I had to choke back a tear before telling him it means a lot to me, too.
Once we paid up, I was walking my pop to his ride when he stopped to get a lottery ticket. As I waited for him outside, I felt a tap on my back...and turning around, I saw Jake Stein, my dear old ex! Who just happened to be getting a drink with some friends next door, in Stonehome Wine Bar; he'd spotted me through the window. We hugged there on the sidewalk, and he and my father shook hands. (They'd met once before, when Jake had gone out to dinner with the two of us and my dad's lame ex-girlfriend.)
Later, after I'd seen my father off, I returned to spend a few minutes with Jake and his buddies — and had my first chance, then, to congratulate Jake in person on his recent engagement. Yes! Engaged! And I really am happy for him.
At the same time, it seems so many other people are making it to these important milestones — engagement, marriage, children, the publishing of a book or novel or whatever — while I don't have much to show for myself.
Except...maybe the first movie with my dad in 25 years is progress, huh?
And maybe now that my relationship with him has improved so much, perhaps I'll be able to trust other men a little better? And feel more optimistic that close relationships don't always have to involve more pain and suffering and anger and arguing than they do happiness?
We'll see, I guess, won't we?
PS: I went to see The Godfather, Part II yesterday, and when my father asked me how it was, I reported that it was amazing, though not quite as perfect as the first one. "That's because I wasn't there," he answered.
PPS: I went to some party ever so briefly on Saturday night, on a roof top in Park Slope. I marched up to some hot dude dude, standing with one other guy and two girls, and simply stuck out my hand and said, "Hey, I'm Maura." No explanation; just a straight-up introduction. Both the hottie and his friend seemed quite impressed — dare I say touched? — but my boldness, not to say arrogance. Unfortunately for me, however, it quickly became apparent the (very nice) women they were with were their girlfriends. Oops.
i'm hearing all of you, on the nice guy thing ... and I think I'm going to give it another shot, even though I am kind of with our girl from Cali and Sarah-Beth in thinking, eh, it never works out if you don't feel like chemistry off the bat. (But, then again, it hasn't worked out for me when I HAVE felt the chemistry off the bat, either! So ... what have I got to lose?)

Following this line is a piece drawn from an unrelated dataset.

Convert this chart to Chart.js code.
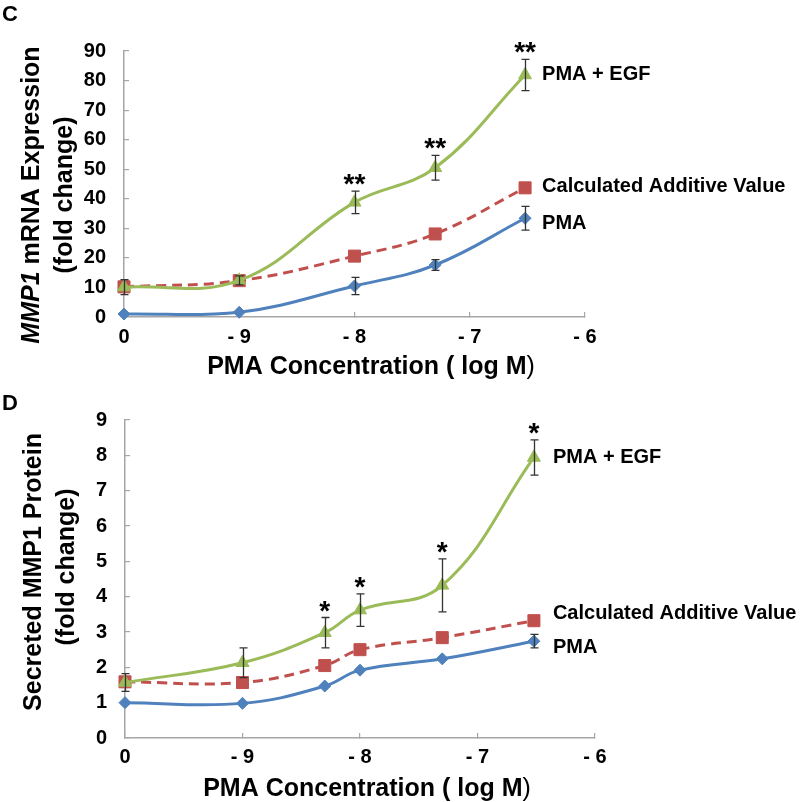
<!DOCTYPE html>
<html>
<head>
<meta charset="utf-8">
<script src="https://cdn.jsdelivr.net/npm/chart.js@4.4.1/dist/chart.umd.min.js"></script>
<style>
  html, body { margin: 0; padding: 0; background: #fff; }
  #wrap { position: relative; width: 800px; height: 802px; overflow: hidden; }
  canvas { position: absolute; left: 0; }
  #chartC { top: 0; }
  #chartD { top: 385px; }
</style>
</head>
<body>
<div id="wrap">
  <canvas id="chartC" width="800" height="385"></canvas>
  <canvas id="chartD" width="800" height="417"></canvas>
</div>
<script>
// x tick labels (log M, -10 position is the untreated "0")
const tickLabels = ['0', '- 9', '- 8', '- 7', '- 6'];

// panel C - MMP1 mRNA
const concC = [-10, -9, -8, -7.3, -6.52];
const pmaC = [1.0, 1.6, 10.5, 17.6, 33.4];
const pmaErrC = [null, null, 2.9, 1.8, 4.0];
const addC = [10.2, 12.3, 20.6, 28.1, 43.7];
const egfC = [10.1, 12.4, 38.8, 50.5, 81.9];
const egfErrC = [2.5, 1.5, 3.8, 4.2, 5.3];
const starsC = [null, null, '**', '**', '**'];

// panel D - secreted MMP1 protein
const concD = [-10, -9, -8.3, -8, -7.3, -6.52];
const pmaD = [1.0, 0.98, 1.47, 1.92, 2.24, 2.74];
const pmaErrD = [null, null, null, null, null, 0.19];
const addD = [1.59, 1.57, 2.05, 2.5, 2.84, 3.32];
const egfD = [1.57, 2.13, 2.98, 3.62, 4.32, 7.94];
const egfErrD = [0.25, 0.42, 0.43, 0.46, 0.75, 0.5];
const starsD = [null, null, '*', '*', '*', '*'];

const FONT = '"Liberation Sans", Arial, sans-serif';
Chart.defaults.font.family = FONT;
Chart.defaults.color = '#000';

const BLUE = '#4F81BD', RED = '#C0504D', GREEN = '#9BBB59';

function pts(xs, ys) {
  return xs.map((x, i) => ({ x: x, y: ys[i] }));
}

// error bars, stars, end labels, titles
const decor = {
  id: 'decor',
  afterDatasetsDraw(chart) {
    const ctx = chart.ctx, xs = chart.scales.x, ys = chart.scales.y;
    ctx.save();
    ctx.strokeStyle = '#333';
    ctx.lineWidth = 1.3;
    chart.data.datasets.forEach(ds => {
      if (!ds.err) return;
      ds.data.forEach((p, j) => {
        const e = ds.err[j];
        if (e == null) return;
        const px = Math.round(xs.getPixelForValue(p.x)) + 0.5;
        const t = ys.getPixelForValue(p.y + e);
        const b = ys.getPixelForValue(p.y - e);
        ctx.beginPath();
        ctx.moveTo(px, t); ctx.lineTo(px, b);
        ctx.moveTo(px - 4, t); ctx.lineTo(px + 4, t);
        ctx.moveTo(px - 4, b); ctx.lineTo(px + 4, b);
        ctx.stroke();
      });
    });
    ctx.restore();
  },
  afterDraw(chart, args, o) {
    const ctx = chart.ctx, xs = chart.scales.x, ys = chart.scales.y;
    const ds = chart.data.datasets;
    ctx.save();
    ctx.fillStyle = '#000';

    // significance stars over PMA + EGF
    ctx.font = 'bold 28px ' + FONT;
    ctx.textAlign = 'center';
    ctx.textBaseline = 'alphabetic';
    const g = ds[0];
    g.stars.forEach((s, j) => {
      if (!s) return;
      const p = g.data[j];
      const top = ys.getPixelForValue(p.y + (g.err[j] || 0));
      ctx.fillText(s, xs.getPixelForValue(p.x), top + 2);
    });

    // series names next to last point
    ctx.font = 'bold 20px ' + FONT;
    ctx.textAlign = 'left';
    o.names.forEach(n => {
      const d = ds[n.ds];
      const p = d.data[d.data.length - 1];
      ctx.fillText(n.text, xs.getPixelForValue(p.x) + o.nameDx, ys.getPixelForValue(p.y) + n.dy + 7);
    });

    // panel letter
    ctx.font = 'bold 22px ' + FONT;
    ctx.fillText(o.letter, 2, o.letterY + 8);

    // x title, closing bracket lighter
    const bold = 'bold 25px ' + FONT, thin = '25px ' + FONT;
    const t1 = 'PMA Concentration ( log M', t2 = ')';
    ctx.font = bold; const w1 = ctx.measureText(t1).width;
    ctx.font = thin; const w2 = ctx.measureText(t2).width;
    let x0 = o.xTitle[0] - (w1 + w2) / 2;
    ctx.font = bold; ctx.fillText(t1, x0, o.xTitle[1] + 9);
    ctx.font = thin; ctx.fillText(t2, x0 + w1, o.xTitle[1] + 9);

    // y title, rotated, two lines
    o.yTitle.forEach(line => {
      ctx.save();
      ctx.translate(line.x, line.y);
      ctx.rotate(-Math.PI / 2);
      let total = 0;
      line.parts.forEach(pt => { ctx.font = pt.font + ' 25px ' + FONT; total += ctx.measureText(pt.t).width; });
      let cx = -total / 2;
      line.parts.forEach(pt => {
        ctx.font = pt.font + ' 25px ' + FONT;
        ctx.fillText(pt.t, cx, 9);
        cx += ctx.measureText(pt.t).width;
      });
      ctx.restore();
    });
    ctx.restore();
  }
};

function makeChart(id, cfg) {
  const axisColor = '#A6A6A6';
  return new Chart(document.getElementById(id), {
    type: 'line',
    data: {
      datasets: [
        {
          label: 'PMA + EGF', data: pts(cfg.conc, cfg.egf), err: cfg.egfErr, stars: cfg.stars,
          borderColor: GREEN, backgroundColor: GREEN, borderWidth: 3, tension: 0.4,
          pointStyle: 'triangle', pointRadius: 7.5, pointBorderWidth: 1, clip: false
        },
        {
          label: 'Calculated Additive Value', data: pts(cfg.conc, cfg.add),
          borderColor: RED, backgroundColor: RED, borderWidth: 3, borderDash: [10, 6], tension: 0.4,
          pointStyle: 'rect', pointRadius: 8.5, pointBorderWidth: 1, clip: false
        },
        {
          label: 'PMA', data: pts(cfg.conc, cfg.pma), err: cfg.pmaErr,
          borderColor: BLUE, backgroundColor: BLUE, borderWidth: 3, tension: 0.4,
          pointStyle: 'rectRot', pointRadius: 6, pointBorderWidth: 1, clip: false
        }
      ]
    },
    options: {
      responsive: false,
      animation: false,
      devicePixelRatio: 1,
      layout: { padding: { left: 0, top: cfg.top, right: cfg.right, bottom: 0 } },
      plugins: {
        legend: { display: false },
        tooltip: { enabled: false },
        decor: cfg.decor
      },
      scales: {
        x: {
          type: 'linear', min: -10, max: -6,
          afterFit: s => { s.height = cfg.xHeight; },
          ticks: {
            stepSize: 1, padding: cfg.xPad,
            font: { size: 20, weight: 'bold' },
            callback: v => tickLabels[Math.round(v + 10)]
          },
          grid: { drawOnChartArea: false, tickLength: -5, color: axisColor, lineWidth: 1.2 },
          border: { color: axisColor, width: 1.5 }
        },
        y: {
          type: 'linear', min: 0, max: cfg.yMax,
          afterFit: s => { s.width = cfg.yWidth; },
          ticks: { stepSize: cfg.yStep, padding: 23, font: { size: 20, weight: 'bold' } },
          grid: { drawOnChartArea: false, tickLength: -5, color: axisColor, lineWidth: 1.2 },
          border: { color: axisColor, width: 1.5 }
        }
      }
    },
    plugins: [decor]
  });
}

makeChart('chartC', {
  conc: concC, pma: pmaC, pmaErr: pmaErrC, add: addC, egf: egfC, egfErr: egfErrC, stars: starsC,
  yMax: 90, yStep: 10, top: 51, right: 215, yWidth: 124, xHeight: 68, xPad: 13,
  decor: {
    letter: 'C', letterY: 13, nameDx: 17,
    names: [
      { ds: 0, text: 'PMA + EGF', dy: -2 },
      { ds: 1, text: 'Calculated Additive Value', dy: -3 },
      { ds: 2, text: 'PMA', dy: 4 }
    ],
    xTitle: [371, 365],
    yTitle: [
      { x: 30, y: 195, parts: [{ t: 'MMP1', font: 'italic bold' }, { t: ' mRNA Expression', font: 'bold' }] },
      { x: 63, y: 195, parts: [{ t: '(fold change)', font: 'bold' }] }
    ]
  }
});

makeChart('chartD', {
  conc: concD, pma: pmaD, pmaErr: pmaErrD, add: addD, egf: egfD, egfErr: egfErrD, stars: starsD,
  yMax: 9, yStep: 1, top: 24, right: 205, yWidth: 125, xHeight: 64, xPad: 12,
  decor: {
    letter: 'D', letterY: 17, nameDx: 19,
    names: [
      { ds: 0, text: 'PMA + EGF', dy: -1 },
      { ds: 1, text: 'Calculated Additive Value', dy: -9 },
      { ds: 2, text: 'PMA', dy: 5 }
    ],
    xTitle: [367, 402],
    yTitle: [
      { x: 32, y: 187, parts: [{ t: 'Secreted MMP1 Protein', font: 'bold' }] },
      { x: 65, y: 182, parts: [{ t: '(fold change)', font: 'bold' }] }
    ]
  }
});
</script>
</body>
</html>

*This is kind of a long story, but the short version is that my father can be a little melodramatic and I had anorexia, which was bad enough that my leg was temporarily paralyzed, due to complications, for a long time, and I had to be hospitalized twice, and I suppose there was some danger of me dying, if I kept it up. But all that stuff went down about twenty years ago, and I am more than perfectly healthy now ... if a little exercise-obsessed.